DATA BLOCK:

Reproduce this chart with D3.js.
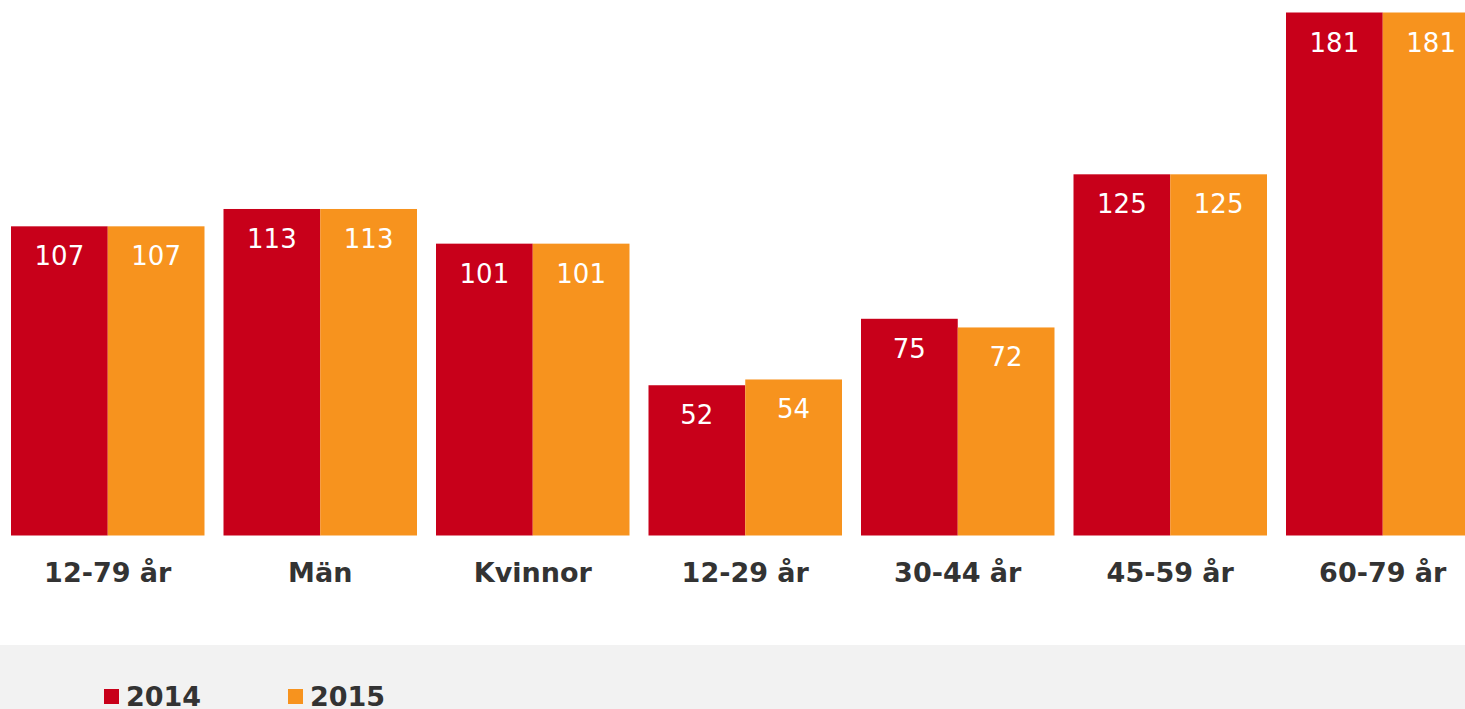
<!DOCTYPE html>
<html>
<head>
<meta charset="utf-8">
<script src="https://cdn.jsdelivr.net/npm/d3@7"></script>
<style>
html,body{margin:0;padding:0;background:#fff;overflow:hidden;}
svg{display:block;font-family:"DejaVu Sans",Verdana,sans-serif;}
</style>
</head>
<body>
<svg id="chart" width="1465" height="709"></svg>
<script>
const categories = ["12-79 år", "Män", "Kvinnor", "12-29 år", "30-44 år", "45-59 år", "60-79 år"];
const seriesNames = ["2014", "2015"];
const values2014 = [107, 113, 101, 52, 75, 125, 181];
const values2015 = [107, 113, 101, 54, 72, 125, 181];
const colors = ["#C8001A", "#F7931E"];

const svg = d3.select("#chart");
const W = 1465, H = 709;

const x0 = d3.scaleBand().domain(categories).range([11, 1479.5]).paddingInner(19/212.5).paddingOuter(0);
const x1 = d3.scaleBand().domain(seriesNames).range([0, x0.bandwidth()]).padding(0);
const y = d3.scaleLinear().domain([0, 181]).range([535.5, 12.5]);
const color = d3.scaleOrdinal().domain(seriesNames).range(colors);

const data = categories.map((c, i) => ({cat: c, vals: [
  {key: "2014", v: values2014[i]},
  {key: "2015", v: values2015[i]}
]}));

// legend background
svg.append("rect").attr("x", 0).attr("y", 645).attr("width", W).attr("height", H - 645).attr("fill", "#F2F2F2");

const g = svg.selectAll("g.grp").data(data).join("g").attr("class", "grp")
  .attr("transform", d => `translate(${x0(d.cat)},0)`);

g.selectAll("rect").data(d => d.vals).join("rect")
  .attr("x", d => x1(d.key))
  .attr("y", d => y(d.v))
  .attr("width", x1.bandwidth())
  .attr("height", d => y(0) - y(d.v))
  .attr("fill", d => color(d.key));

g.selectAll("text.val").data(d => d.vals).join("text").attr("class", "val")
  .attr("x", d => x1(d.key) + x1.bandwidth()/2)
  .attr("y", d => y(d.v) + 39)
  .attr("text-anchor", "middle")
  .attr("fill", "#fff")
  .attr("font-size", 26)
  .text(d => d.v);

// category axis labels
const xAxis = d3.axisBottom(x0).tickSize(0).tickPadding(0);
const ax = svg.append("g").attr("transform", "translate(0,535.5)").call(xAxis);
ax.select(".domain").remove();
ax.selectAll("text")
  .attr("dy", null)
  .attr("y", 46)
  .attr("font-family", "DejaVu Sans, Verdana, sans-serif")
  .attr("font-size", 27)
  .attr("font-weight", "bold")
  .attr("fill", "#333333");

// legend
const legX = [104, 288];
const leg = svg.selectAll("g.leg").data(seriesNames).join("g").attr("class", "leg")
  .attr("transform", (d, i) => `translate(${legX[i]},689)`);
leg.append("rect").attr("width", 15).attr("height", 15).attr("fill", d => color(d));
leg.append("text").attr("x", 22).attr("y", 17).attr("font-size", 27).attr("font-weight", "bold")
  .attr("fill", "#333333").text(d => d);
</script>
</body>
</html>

BRIEF: Give again exactly the lines running from the beginning of the material above through the line that contains "const W = 1465, H = 709;", and leave out every picture.

EXERCISE OUTPUT:
Reproduce this chart with D3.js.
<!DOCTYPE html>
<html>
<head>
<meta charset="utf-8">
<script src="https://cdn.jsdelivr.net/npm/d3@7"></script>
<style>
html,body{margin:0;padding:0;background:#fff;overflow:hidden;}
svg{display:block;font-family:"DejaVu Sans",Verdana,sans-serif;}
</style>
</head>
<body>
<svg id="chart" width="1465" height="709"></svg>
<script>
const categories = ["12-79 år", "Män", "Kvinnor", "12-29 år", "30-44 år", "45-59 år", "60-79 år"];
const seriesNames = ["2014", "2015"];
const values2014 = [107, 113, 101, 52, 75, 125, 181];
const values2015 = [107, 113, 101, 54, 72, 125, 181];
const colors = ["#C8001A", "#F7931E"];

const svg = d3.select("#chart");
const W = 1465, H = 709;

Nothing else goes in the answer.